Das Batterielicht ist natürlich hervorragend für das Fahrrad geeignet – und sicher noch dazu. Man steckt es während der Schulzeit in den Tornister und kann sich gewiß sein, auch nach Schulende auf dem Nachhauseweg eine funktionsfähige Leuchte zu besitzen. Die fest montierten Lampen werden schon gerne mal von Vandalen zerstört – alles schon erlebt. Wenn die Batterien leer sind, setzt man einfach neue ein (die man bequem für den Notfall im Tornister mit führen kann) und wenn man ein ordentliches Licht hat, ist das auch noch heller, als die vorgeschriebenen Dynamofunzeln.

Was der nette Herr Schutzmann in seiner etwas unreflektierten Erklärung vergessen hat ist nämlich, dass ein Licht mit Dynamo selbstredend auch nicht mehr leuchtet, wenn es ausfällt! Exakt genau wie die Batterieleuchte. Nur hat man wohl selten einen Ersatzdynmao dabei. Außerdem sind die meisten der standardmäßig verbauten Dynamos an den Baumarkträdern der Schulkinder technischer Müll. Gerade in der kommenden, dunklen Jahreszeit überzeugen diese durch Rutschen am Reifen und dadurch mangelhafte Stromerzeugung, welche dann für unzureichende Beleuchtung sorgt.

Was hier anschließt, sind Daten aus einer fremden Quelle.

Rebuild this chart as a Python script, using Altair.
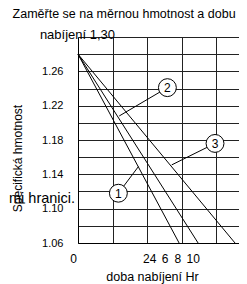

Deswegen ist das Batterielicht aus Sicherheitssicht natürlich die bessere Lösung! Der Freund und Helfer hätte das alles sagen können. Danach hätte er ja anfügen können, dass der Gesetzgeber von alledem leider keine Ahnung hat und deswegen diese minderwertigen Funzeln vorschreibt. Und er ist halt dafür verantwortlich, dies zu überwachen, da kann man ihm keinen Vorwurf machen.

Aber was soll man erwarten, die in dem Artikel gegebenen Tipps sind teilweise auch etwas erklärungsbedürftig:

12 Regeln für sicheres Radfahren

1. Benutze – vor allem im Straßenverkehr – nur ein einwandfreies Fahrrad ohne Mängel.
Selbstredend. Was der Zusatz „vor allem im Straßenverkehr“ soll, weiß ich nicht. So große Höfe haben heute wohl die wenigsten, dass sie größere Strecken auf dem eigenen Grund und Boden zurücklegen könnten.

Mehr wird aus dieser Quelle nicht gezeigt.